— GOAL OF THE EXERCISE —
Copy from the first line below down to and including the line with "plt.rcParams['font.family'] = ['DejaVu Sans']". Skip the pictures.

— GIVEN DATA —
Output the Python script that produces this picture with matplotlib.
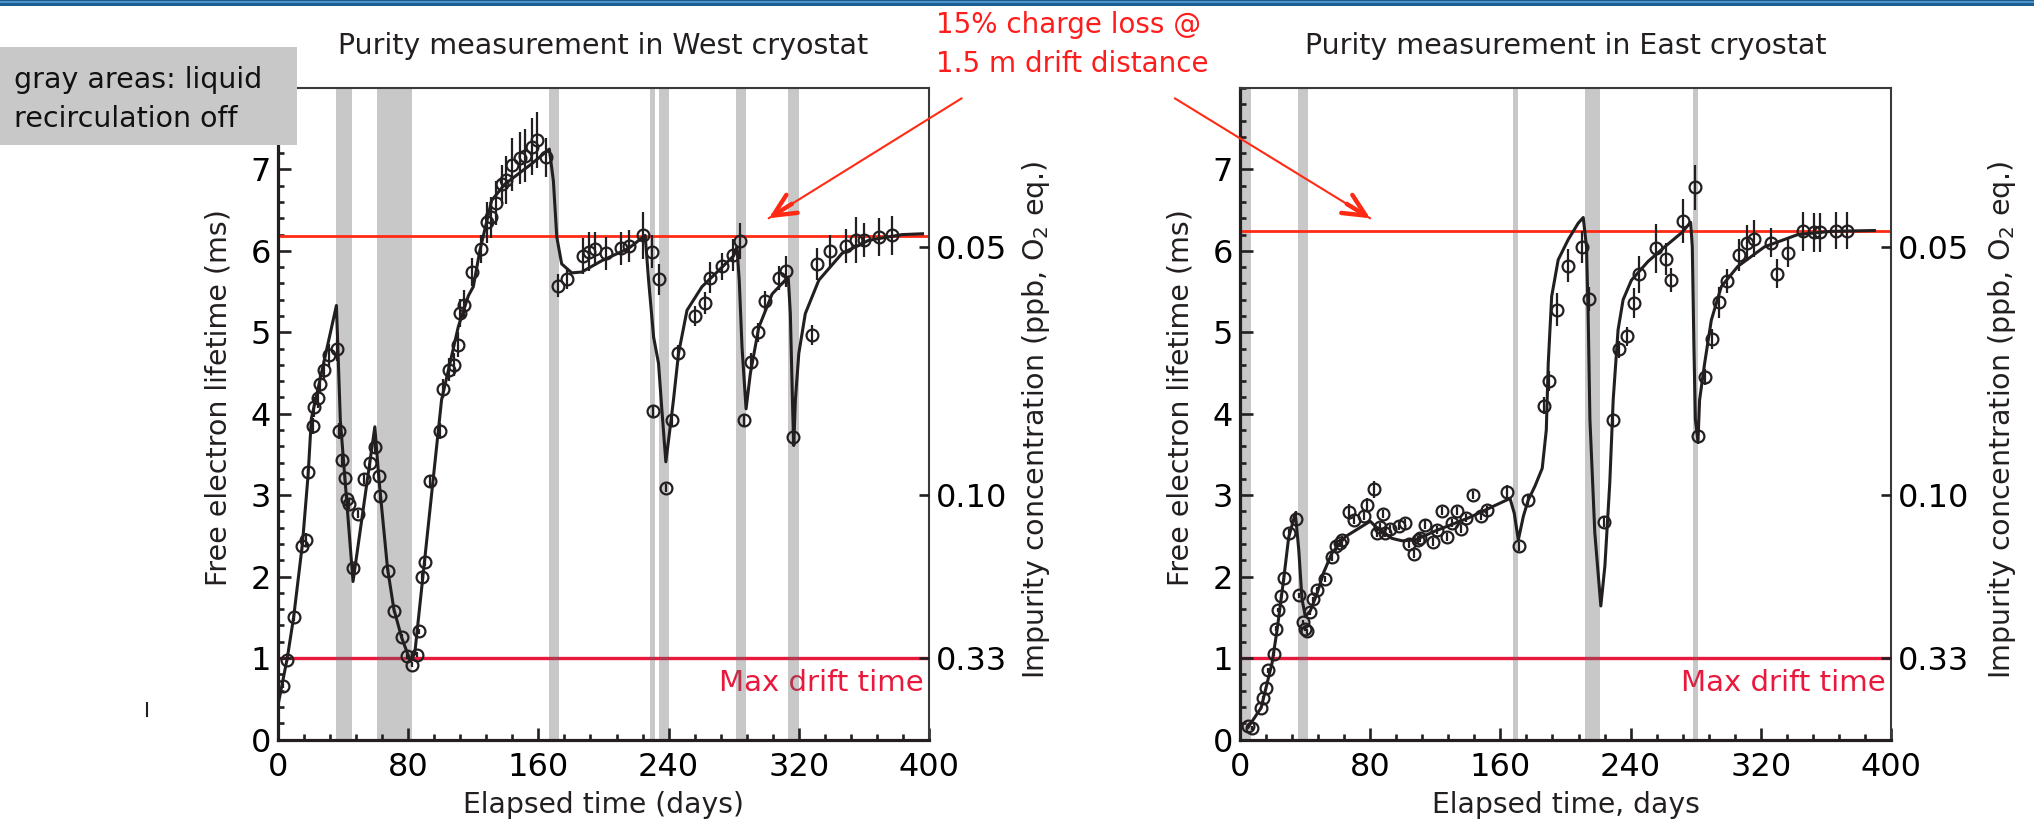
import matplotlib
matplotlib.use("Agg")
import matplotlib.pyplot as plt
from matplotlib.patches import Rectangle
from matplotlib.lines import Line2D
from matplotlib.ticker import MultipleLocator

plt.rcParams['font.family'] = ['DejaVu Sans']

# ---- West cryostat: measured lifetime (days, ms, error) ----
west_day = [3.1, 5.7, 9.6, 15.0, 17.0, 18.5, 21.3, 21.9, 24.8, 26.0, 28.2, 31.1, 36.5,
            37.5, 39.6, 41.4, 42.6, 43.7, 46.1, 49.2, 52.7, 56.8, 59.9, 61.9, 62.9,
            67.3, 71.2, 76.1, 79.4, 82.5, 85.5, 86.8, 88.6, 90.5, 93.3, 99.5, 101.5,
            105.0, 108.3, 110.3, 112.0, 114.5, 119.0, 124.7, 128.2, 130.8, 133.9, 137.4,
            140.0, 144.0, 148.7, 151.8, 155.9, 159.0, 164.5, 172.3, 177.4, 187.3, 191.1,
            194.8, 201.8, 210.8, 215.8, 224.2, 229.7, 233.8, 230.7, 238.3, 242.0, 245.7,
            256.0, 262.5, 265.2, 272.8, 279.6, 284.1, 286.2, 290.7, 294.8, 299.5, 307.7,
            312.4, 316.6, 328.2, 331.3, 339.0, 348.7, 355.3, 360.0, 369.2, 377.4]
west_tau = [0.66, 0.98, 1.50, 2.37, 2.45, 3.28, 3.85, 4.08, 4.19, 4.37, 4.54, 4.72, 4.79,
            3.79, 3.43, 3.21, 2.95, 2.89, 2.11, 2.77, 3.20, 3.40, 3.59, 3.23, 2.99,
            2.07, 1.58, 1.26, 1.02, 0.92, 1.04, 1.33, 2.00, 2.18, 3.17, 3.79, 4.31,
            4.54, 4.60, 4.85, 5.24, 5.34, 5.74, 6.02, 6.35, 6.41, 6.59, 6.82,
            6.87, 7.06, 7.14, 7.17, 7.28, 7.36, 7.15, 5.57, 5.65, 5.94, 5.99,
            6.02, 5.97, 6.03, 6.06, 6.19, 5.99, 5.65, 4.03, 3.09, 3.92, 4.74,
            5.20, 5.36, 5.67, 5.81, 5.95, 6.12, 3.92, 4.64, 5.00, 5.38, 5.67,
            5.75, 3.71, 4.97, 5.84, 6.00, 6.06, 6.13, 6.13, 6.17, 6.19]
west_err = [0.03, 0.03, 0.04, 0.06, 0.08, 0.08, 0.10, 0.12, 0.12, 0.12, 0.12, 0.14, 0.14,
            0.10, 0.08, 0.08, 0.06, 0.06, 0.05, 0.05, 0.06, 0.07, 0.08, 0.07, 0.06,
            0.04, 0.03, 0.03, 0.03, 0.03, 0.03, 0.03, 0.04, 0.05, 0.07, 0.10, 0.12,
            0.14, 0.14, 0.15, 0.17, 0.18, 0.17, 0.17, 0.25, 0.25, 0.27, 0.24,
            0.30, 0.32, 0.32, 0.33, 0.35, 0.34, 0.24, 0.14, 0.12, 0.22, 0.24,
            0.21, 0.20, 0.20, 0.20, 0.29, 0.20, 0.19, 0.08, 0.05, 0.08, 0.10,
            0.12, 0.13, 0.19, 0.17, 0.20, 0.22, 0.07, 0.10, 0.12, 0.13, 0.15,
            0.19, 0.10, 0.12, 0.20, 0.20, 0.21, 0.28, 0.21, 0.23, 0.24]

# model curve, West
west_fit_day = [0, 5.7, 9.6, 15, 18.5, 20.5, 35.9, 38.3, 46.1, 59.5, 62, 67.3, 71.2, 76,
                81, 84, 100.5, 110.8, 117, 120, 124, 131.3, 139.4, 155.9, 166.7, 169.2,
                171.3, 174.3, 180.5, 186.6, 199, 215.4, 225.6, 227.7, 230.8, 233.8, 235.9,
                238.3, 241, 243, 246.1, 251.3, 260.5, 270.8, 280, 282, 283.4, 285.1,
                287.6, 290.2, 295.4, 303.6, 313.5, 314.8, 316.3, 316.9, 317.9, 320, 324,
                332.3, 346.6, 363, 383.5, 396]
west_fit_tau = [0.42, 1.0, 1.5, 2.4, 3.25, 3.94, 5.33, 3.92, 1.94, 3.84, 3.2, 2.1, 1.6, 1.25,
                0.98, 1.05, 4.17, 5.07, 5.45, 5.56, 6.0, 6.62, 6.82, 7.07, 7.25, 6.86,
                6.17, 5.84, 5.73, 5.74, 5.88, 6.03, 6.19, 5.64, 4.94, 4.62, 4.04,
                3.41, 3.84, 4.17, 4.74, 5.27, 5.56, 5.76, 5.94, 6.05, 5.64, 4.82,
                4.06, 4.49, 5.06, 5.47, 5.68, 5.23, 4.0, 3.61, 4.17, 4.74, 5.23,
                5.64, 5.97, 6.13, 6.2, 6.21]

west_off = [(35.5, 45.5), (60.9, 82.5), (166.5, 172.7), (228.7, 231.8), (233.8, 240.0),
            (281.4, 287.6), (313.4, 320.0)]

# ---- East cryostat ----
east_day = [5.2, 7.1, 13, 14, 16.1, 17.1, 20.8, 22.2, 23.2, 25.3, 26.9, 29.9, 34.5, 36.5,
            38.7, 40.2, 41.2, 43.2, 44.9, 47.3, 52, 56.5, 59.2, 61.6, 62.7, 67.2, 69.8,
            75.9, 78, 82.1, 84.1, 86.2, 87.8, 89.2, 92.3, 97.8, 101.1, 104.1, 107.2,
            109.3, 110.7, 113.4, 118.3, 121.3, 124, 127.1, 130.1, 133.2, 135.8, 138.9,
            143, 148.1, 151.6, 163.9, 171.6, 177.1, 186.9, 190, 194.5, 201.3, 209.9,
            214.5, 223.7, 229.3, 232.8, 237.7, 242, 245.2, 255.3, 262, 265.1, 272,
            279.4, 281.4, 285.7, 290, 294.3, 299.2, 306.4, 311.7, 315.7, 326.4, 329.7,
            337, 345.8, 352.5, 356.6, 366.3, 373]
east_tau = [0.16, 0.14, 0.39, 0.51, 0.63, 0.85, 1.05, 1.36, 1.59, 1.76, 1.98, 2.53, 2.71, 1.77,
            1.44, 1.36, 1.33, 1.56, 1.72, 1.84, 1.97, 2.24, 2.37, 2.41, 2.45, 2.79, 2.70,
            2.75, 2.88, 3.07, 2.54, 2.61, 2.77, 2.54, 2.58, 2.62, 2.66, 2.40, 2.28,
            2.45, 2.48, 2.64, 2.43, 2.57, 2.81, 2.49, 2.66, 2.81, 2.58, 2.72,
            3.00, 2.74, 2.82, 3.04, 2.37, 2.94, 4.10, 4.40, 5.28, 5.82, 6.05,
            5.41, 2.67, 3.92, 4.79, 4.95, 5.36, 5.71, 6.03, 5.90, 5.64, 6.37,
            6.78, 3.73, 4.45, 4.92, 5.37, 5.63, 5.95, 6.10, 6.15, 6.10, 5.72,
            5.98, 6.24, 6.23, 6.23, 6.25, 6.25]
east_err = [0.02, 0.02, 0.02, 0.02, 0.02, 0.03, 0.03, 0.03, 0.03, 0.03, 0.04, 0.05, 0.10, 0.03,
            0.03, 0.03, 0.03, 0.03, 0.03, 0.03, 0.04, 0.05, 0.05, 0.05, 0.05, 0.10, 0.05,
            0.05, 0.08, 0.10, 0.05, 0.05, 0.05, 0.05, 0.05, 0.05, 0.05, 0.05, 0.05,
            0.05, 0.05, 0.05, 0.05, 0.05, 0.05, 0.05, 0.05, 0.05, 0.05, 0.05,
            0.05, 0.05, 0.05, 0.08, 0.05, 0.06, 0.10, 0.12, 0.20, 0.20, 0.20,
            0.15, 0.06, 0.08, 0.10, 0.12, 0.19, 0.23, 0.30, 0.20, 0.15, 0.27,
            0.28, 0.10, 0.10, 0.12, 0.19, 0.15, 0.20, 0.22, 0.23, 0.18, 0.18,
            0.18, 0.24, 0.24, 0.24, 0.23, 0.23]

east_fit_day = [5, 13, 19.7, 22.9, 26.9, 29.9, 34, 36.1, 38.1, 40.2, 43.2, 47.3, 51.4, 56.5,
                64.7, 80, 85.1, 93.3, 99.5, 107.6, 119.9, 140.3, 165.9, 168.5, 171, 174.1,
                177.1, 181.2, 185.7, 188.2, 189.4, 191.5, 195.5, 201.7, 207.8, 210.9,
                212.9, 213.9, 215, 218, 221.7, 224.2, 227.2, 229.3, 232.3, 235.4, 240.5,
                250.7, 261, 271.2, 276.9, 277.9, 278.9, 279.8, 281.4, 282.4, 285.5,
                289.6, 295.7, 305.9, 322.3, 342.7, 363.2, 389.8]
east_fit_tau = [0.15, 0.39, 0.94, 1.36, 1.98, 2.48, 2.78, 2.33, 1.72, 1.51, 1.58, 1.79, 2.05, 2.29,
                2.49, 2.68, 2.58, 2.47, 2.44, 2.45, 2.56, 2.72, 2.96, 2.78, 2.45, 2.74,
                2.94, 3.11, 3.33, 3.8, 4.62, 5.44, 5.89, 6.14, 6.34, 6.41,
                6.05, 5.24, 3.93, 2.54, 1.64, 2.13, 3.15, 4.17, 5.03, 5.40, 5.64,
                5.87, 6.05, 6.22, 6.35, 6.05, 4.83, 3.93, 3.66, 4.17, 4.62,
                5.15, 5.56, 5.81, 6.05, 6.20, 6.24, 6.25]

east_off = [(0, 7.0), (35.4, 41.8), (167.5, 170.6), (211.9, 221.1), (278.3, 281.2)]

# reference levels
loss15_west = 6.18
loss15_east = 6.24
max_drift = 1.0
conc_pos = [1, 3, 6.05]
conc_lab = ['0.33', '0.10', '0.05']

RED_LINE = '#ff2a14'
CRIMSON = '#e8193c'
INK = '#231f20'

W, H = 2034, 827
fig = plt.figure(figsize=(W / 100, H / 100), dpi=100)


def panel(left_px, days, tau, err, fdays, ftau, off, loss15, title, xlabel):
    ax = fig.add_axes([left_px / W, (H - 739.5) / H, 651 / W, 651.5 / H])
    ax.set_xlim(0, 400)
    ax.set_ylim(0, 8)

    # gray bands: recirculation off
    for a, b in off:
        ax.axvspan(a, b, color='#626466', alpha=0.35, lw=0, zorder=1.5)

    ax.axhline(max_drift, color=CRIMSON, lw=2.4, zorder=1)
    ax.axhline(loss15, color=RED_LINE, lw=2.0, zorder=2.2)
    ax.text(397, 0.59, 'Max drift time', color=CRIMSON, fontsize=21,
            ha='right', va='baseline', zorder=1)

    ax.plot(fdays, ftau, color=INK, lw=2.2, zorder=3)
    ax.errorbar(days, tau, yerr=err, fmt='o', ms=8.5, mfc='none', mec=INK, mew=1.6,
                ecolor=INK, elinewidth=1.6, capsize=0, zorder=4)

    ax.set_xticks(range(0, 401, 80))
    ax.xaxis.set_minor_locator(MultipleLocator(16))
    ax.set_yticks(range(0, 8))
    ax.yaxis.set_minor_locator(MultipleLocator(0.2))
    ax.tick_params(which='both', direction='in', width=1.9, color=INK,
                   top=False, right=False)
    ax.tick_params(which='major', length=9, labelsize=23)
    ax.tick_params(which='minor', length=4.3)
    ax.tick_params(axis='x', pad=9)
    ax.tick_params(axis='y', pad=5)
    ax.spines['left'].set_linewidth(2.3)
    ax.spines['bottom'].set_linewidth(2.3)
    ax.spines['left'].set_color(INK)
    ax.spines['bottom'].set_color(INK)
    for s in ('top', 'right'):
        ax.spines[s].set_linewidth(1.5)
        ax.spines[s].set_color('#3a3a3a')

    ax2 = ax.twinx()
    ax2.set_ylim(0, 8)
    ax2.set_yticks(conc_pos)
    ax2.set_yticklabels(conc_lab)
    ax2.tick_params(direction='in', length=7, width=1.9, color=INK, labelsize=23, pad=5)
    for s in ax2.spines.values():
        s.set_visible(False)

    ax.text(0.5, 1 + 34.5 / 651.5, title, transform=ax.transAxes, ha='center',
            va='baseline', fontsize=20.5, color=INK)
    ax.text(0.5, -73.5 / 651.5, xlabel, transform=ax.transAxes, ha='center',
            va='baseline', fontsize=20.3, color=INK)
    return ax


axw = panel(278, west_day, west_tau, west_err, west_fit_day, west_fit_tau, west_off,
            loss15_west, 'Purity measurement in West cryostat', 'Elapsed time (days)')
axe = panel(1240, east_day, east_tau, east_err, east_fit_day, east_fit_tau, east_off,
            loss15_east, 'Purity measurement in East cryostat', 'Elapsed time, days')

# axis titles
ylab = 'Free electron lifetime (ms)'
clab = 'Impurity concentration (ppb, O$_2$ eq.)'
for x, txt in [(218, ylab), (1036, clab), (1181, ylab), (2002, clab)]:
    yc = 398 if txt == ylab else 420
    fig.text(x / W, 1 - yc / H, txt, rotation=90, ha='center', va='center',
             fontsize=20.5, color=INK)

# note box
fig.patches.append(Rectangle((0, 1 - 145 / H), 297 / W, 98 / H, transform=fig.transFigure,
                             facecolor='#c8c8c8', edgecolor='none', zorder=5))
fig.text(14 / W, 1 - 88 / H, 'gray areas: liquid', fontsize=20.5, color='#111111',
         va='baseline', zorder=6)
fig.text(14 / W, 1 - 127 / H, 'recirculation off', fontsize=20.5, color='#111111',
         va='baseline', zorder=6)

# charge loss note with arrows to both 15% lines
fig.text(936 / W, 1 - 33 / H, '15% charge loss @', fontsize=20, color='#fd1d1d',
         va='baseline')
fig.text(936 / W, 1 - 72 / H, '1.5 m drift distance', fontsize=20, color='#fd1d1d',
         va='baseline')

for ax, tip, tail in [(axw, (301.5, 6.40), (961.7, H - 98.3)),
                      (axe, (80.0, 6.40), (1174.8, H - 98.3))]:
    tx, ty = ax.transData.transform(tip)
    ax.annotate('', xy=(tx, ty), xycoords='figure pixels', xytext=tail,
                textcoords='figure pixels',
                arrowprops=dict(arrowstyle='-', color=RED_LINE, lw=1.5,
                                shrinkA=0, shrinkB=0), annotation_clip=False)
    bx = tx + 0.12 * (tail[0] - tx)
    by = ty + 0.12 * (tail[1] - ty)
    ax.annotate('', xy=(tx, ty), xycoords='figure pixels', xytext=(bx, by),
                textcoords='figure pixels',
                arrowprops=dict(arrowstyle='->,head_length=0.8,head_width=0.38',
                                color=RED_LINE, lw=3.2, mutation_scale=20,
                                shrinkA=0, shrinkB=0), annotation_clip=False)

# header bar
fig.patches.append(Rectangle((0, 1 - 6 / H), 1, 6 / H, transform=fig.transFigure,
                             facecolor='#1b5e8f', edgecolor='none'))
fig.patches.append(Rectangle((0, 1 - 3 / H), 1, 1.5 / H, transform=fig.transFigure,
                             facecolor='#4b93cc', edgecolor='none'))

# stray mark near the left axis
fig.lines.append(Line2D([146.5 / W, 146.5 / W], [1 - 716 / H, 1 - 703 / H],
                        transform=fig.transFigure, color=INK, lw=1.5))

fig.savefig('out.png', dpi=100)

— REPLY —
Output the Python script that produces this picture with matplotlib.
import matplotlib
matplotlib.use("Agg")
import matplotlib.pyplot as plt
from matplotlib.patches import Rectangle
from matplotlib.lines import Line2D
from matplotlib.ticker import MultipleLocator

plt.rcParams['font.family'] = ['DejaVu Sans']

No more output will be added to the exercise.